Stored rows:
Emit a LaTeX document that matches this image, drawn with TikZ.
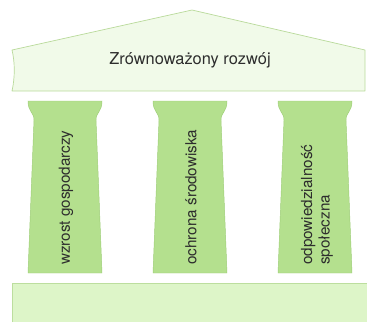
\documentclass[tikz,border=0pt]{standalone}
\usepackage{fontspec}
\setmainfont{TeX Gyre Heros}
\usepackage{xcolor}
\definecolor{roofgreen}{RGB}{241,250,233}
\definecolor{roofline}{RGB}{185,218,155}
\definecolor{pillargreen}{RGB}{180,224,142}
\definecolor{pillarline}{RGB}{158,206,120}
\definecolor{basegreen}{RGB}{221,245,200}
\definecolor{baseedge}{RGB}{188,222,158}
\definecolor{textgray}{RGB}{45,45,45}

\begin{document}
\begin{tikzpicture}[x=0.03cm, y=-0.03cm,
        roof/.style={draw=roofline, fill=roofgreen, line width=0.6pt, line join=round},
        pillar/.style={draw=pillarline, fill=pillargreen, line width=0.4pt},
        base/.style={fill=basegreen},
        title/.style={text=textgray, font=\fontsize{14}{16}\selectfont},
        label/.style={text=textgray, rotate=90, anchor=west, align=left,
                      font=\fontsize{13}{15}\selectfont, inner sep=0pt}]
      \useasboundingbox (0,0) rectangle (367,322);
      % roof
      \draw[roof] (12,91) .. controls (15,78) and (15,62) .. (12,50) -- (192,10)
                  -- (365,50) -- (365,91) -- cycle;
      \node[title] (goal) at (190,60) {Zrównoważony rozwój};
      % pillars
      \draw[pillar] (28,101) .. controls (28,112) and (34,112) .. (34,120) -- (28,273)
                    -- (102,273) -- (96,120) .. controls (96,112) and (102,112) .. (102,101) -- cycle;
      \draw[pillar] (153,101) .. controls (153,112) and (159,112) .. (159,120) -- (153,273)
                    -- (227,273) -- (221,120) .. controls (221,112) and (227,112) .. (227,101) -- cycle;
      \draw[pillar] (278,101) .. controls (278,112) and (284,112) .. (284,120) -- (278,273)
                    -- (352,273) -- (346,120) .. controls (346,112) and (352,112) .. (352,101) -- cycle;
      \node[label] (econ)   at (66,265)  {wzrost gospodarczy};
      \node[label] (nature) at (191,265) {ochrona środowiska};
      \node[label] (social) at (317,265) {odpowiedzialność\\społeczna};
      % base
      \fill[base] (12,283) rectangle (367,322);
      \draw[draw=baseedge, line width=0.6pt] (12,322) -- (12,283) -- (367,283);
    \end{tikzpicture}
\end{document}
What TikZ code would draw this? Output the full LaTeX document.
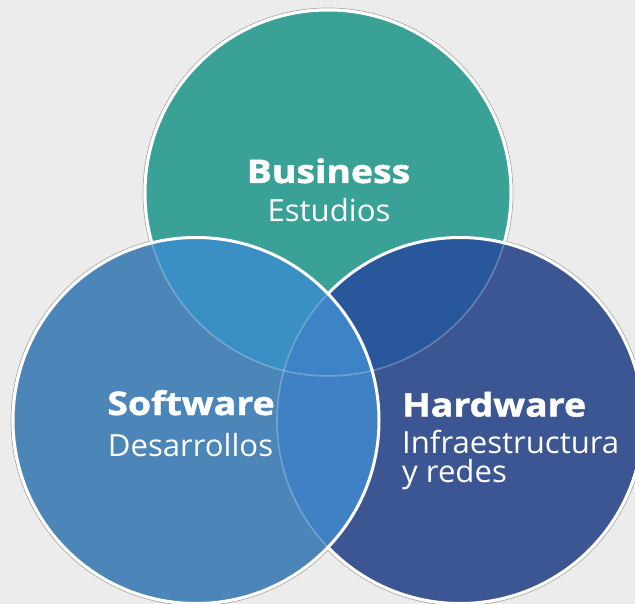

Task details:
Every line of the listing that holds "LaTeX" is to be counted; give only the resulting number.

The answer:
2